I wanted to get out our first locations to you as soon as I could last week. Now for a little backstory on why my first four days of sales blew my mind…
Folks, this is really happening. Bottles of my absinthe are now on the shelves of five Bay Area liquor stores AND two high-end bars, including Absinthe Brasserie & Bar in San Francisco!
Since I started on my long journey to create an organic, small-batch absinthe, I have long dreamt of having it served at Absinthe Brasserie & Bar. And, now, it’s happened. I can hardly believe it.
I started making absinthe around the same time the restaurant first opened its doors. I was young and broke, but I went to Absinthe Brasserie and Bar for a glass of wormwood-free Pernod whenever I could. Between Pernod and my bootleg, that was the closest those of us in San Francisco in the 90s could get to the real thing. I mused about how cool it would be to have my absinthe available at their bar. At the time, I knew nothing about launching a business, getting a spirit legal, and of course, absinthe was still a decade away from the ban being lifted. It was never illegal in the US, but that’s another story…

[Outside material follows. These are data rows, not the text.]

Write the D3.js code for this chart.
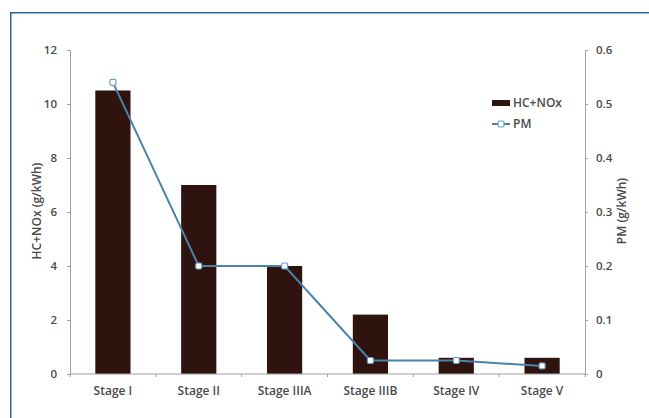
<!DOCTYPE html>
<html>
<head>
<meta charset="utf-8">
<style>
  body { margin: 0; background: #fff; }
  svg text { font-family: "Open Sans", sans-serif; fill: #4a4a4a; font-weight: 600; }
</style>
</head>
<body>
<script src="https://cdn.jsdelivr.net/npm/d3@7"></script>
<script>
// data
var stages = ["Stage I", "Stage II", "Stage IIIA", "Stage IIIB", "Stage IV", "Stage V"];
var hcNox  = [10.5, 7, 4, 2.2, 0.6, 0.6];
var pm     = [0.54, 0.2, 0.2, 0.025, 0.025, 0.015];
var leftTicks  = [0, 2, 4, 6, 8, 10, 12];
var rightTicks = [0, 0.1, 0.2, 0.3, 0.4, 0.5, 0.6];

var W = 649, H = 418;
var margin = {top: 50, right: 64, bottom: 44, left: 70};
var width  = W - margin.left - margin.right,
    height = H - margin.top - margin.bottom;

var svg = d3.select("body").append("svg")
    .attr("width", W).attr("height", H);

// frame
svg.append("path")
    .attr("d", "M10.75," + H + " V12.75 H" + W)
    .attr("fill", "none")
    .attr("stroke", "#2f6496")
    .attr("stroke-width", 1.5);

var g = svg.append("g")
    .attr("transform", `translate(${margin.left},${margin.top})`);

var x = d3.scaleBand().domain(stages).range([0, width]).paddingInner(0.59).paddingOuter(0.295);
var xc = d3.scaleBand().domain(stages).range([0, width]);
var yL = d3.scaleLinear().domain([0, 12]).range([height, 0]);
var yR = d3.scaleLinear().domain([0, 0.6]).range([height, 0]);

// bars
g.selectAll(".bar")
    .data(stages)
  .enter().append("rect")
    .attr("class", "bar")
    .attr("x", d => x(d))
    .attr("width", x.bandwidth())
    .attr("y", (d, i) => yL(hcNox[i]))
    .attr("height", (d, i) => height - yL(hcNox[i]))
    .attr("fill", "#2e130e");

// axes
function styleAxis(sel) {
  sel.selectAll("path, line").attr("stroke", "#a0a0a0");
  sel.selectAll("text").attr("font-size", 11.5).attr("fill", "#4a4a4a");
}
g.append("g")
    .call(d3.axisLeft(yL).tickValues(leftTicks).tickSize(3).tickSizeOuter(3).tickPadding(10))
    .call(styleAxis);
g.append("g")
    .attr("transform", `translate(${width},0)`)
    .call(d3.axisRight(yR).tickValues(rightTicks).tickFormat(d => d === 0 ? "0" : d3.format(".1f")(d)).tickSize(3).tickSizeOuter(3).tickPadding(8))
    .call(styleAxis);

var xAxis = g.append("g").attr("transform", `translate(0,${height})`);
xAxis.append("line").attr("x1", 0).attr("x2", width).attr("stroke", "#a0a0a0");
xAxis.selectAll(".tk")
    .data(d3.range(stages.length + 1))
  .enter().append("line")
    .attr("x1", i => i * xc.step()).attr("x2", i => i * xc.step())
    .attr("y1", 0).attr("y2", 3)
    .attr("stroke", "#a0a0a0");
xAxis.selectAll(".lbl")
    .data(stages)
  .enter().append("text")
    .attr("x", d => xc(d) + xc.bandwidth() / 2)
    .attr("y", 21)
    .attr("text-anchor", "middle")
    .attr("font-size", 12)
    .text(d => d);

// PM line
var line = d3.line()
    .x((d, i) => xc(stages[i]) + xc.bandwidth() / 2)
    .y(d => yR(d));
g.append("path")
    .datum(pm)
    .attr("d", line)
    .attr("fill", "none")
    .attr("stroke", "#4a82aa")
    .attr("stroke-width", 2);
g.selectAll(".pt")
    .data(pm)
  .enter().append("rect")
    .attr("x", (d, i) => xc(stages[i]) + xc.bandwidth() / 2 - 3)
    .attr("y", d => yR(d) - 3)
    .attr("width", 6).attr("height", 6)
    .attr("rx", 1.5)
    .attr("fill", "#fff")
    .attr("stroke", "#6a9cc0")
    .attr("stroke-width", 1.2);

// axis titles
svg.append("text")
    .attr("transform", "translate(41,211) rotate(-90)")
    .attr("text-anchor", "middle")
    .attr("font-size", 12)
    .text("HC+NOx (g/kWh)");
svg.append("text")
    .attr("transform", "translate(626,211) rotate(-90)")
    .attr("text-anchor", "middle")
    .attr("font-size", 12)
    .text("PM (g/kWh)");

// legend
var lg = svg.append("g").attr("transform", "translate(492,103)");
lg.append("rect").attr("x", 0).attr("y", -3).attr("width", 18).attr("height", 6).attr("fill", "#2e130e");
lg.append("text").attr("x", 21).attr("y", 4).attr("font-size", 12).text("HC+NOx");
lg.append("line").attr("x1", 0).attr("x2", 18).attr("y1", 21).attr("y2", 21)
    .attr("stroke", "#4a82aa").attr("stroke-width", 2);
lg.append("rect").attr("x", 6).attr("y", 18).attr("width", 6).attr("height", 6).attr("rx", 1.5)
    .attr("fill", "#fff").attr("stroke", "#6a9cc0").attr("stroke-width", 1.2);
lg.append("text").attr("x", 21).attr("y", 25).attr("font-size", 12).text("PM");
</script>
</body>
</html>
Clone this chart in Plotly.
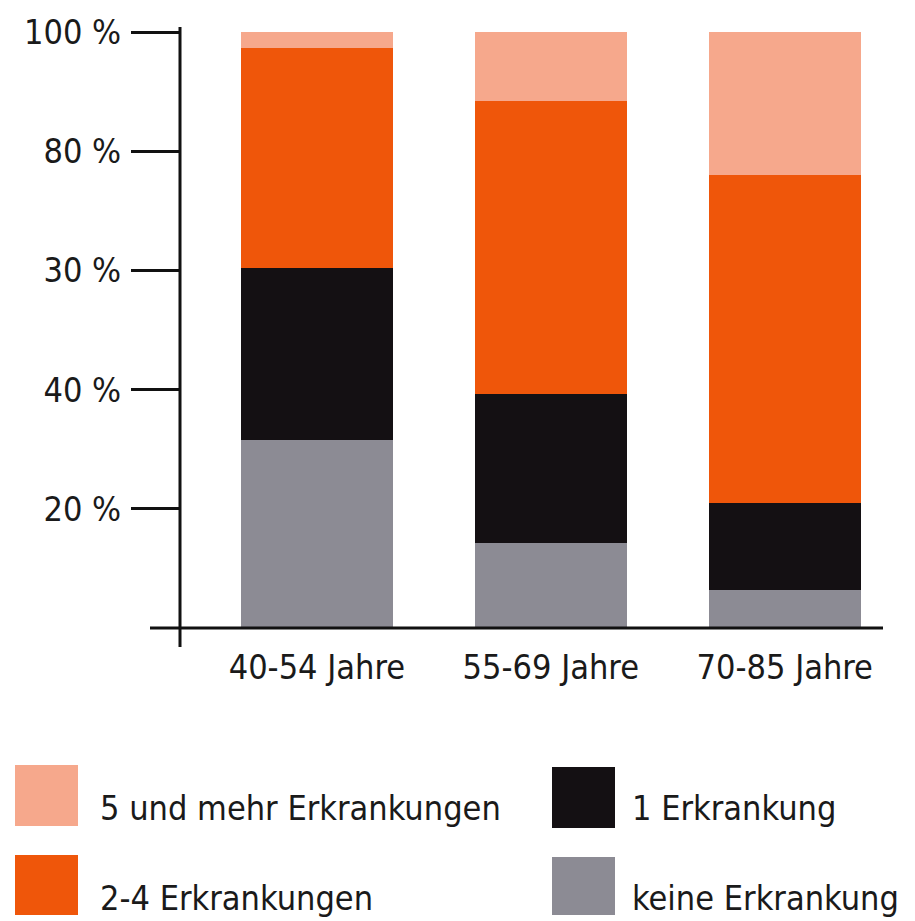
import plotly.graph_objects as go

# data (percent of each age group)
age_groups = ['40-54 Jahre', '55-69 Jahre', '70-85 Jahre']
keine = [31.5, 14.2, 6.4]
eine = [28.9, 25.1, 14.6]
zwei_vier = [36.9, 49.1, 55.0]
fuenf_plus = [2.7, 11.6, 24.0]

series_names = ['keine Erkrankung', '1 Erkrankung', '2-4 Erkrankungen', '5 und mehr Erkrankungen']
series_vals = [keine, eine, zwei_vier, fuenf_plus]
colors = ['#8c8b94', '#141013', '#ef560a', '#f6a88c']

# y tick labels as printed in the original (incl. the "30 %" misprint)
tick_vals = [20, 40, 60, 80, 100]
tick_text = ['20 %', '40 %', '30 %', '80 %', '100 %']

FONT = 'DejaVu Sans Condensed, DejaVu Sans, sans-serif'
W, H = 915, 921
L, R, T, B = 180, 32, 32, 293
PW, PH = W - L - R, H - T - B


def px(x):
    return (x - L) / PW


def py(y):
    return (H - B - y) / PH


def tfont(size):
    return dict(family=FONT, size=size, color='#1a1a1a')


fig = go.Figure()
for name, vals, c in zip(series_names, series_vals, colors):
    fig.add_trace(go.Bar(x=age_groups, y=vals, name=name, marker=dict(color=c, line_width=0),
                         width=0.65, showlegend=False))

fig.update_layout(
    barmode='stack', width=W, height=H, template='simple_white',
    margin=dict(l=L, r=R, t=T, b=B, autoexpand=False),
    paper_bgcolor='white', plot_bgcolor='white',
    font=tfont(34),
)
fig.update_xaxes(range=[-0.585, 2.42], showline=False, ticks='', ticklabelstandoff=16,
                 tickfont=tfont(34))
fig.update_yaxes(range=[0, 100], showline=False, ticks='outside', ticklen=48, tickwidth=3,
                 tickcolor='#111', tickvals=tick_vals, ticktext=tick_text,
                 ticklabelstandoff=3, tickfont=tfont(34), showgrid=False, zeroline=False)

# axis lines (crossing past each other as in the original)
fig.add_shape(type='line', xref='paper', yref='paper', x0=0, x1=0, y0=py(647), y1=py(27),
              line=dict(color='#111', width=3), opacity=1)
fig.add_shape(type='line', xref='paper', yref='paper', x0=px(150), x1=1, y0=0, y1=0,
              line=dict(color='#111', width=3), opacity=1)

# legend drawn as big swatches
legend_items = [
    (3, 15, 765, 826, 808, 100),
    (2, 15, 855, 915, 898, 100),
    (1, 552, 767, 828, 808, 632),
    (0, 552, 857, 915, 898, 632),
]
for idx, x0, y0, y1, ty, tx in legend_items:
    fig.add_shape(type='rect', xref='paper', yref='paper', x0=px(x0), x1=px(x0 + 63),
                  y0=py(y1), y1=py(y0), fillcolor=colors[idx], line_width=0, opacity=1)
    fig.add_annotation(xref='paper', yref='paper', x=px(tx), y=py(ty),
                       text=series_names[idx], showarrow=False, xanchor='left', yanchor='middle',
                       xshift=-2, font=tfont(34))

fig.write_html('out.html', config={'displayModeBar': False})

# drop the default page margin so the figure sits at the window's corner
with open('out.html', encoding='utf-8') as f:
    html = f.read()
html = html.replace('<body>', '<body style="margin:0;overflow:hidden">', 1)
with open('out.html', 'w', encoding='utf-8') as f:
    f.write(html)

Through the Winter 2017 Fancy Food Show I attended with my other business, NickelDime Syrups, I was introduced to Absinthe Brasserie and Bar owner, Bill Shapiro. After emailing back and forth and answering his questions about my name, which was a fun back and forth way to get to know each other, I walked in there the other day, bottle in hand, and sat down with Billie. But wait, it got even better. San Francisco uber mixologist Jonny Raglin joined us! As a friend described, it was a trio of absintheures nerding out about their favorite subject! I shared with them why my absinthe is special, that I’ve spent years perfecting the recipe. I talked about how using certified organic herbs really makes a difference in how it tastes. They agreed and decided to take a case and serve it to their customers! I was so excited to be able to tell everyone that my 20 year dream had come true!
I even shared with them some of my absinthe’s history, including how it was born from the early playa community. You can read that story on my website here.
My absinthe is now being in served in their bar. I’ll be there in a couple weeks with friends to get the thrill of ordering it at the bar. So, yes, it’s really happening.
Thank you all for your support. It means the world to me.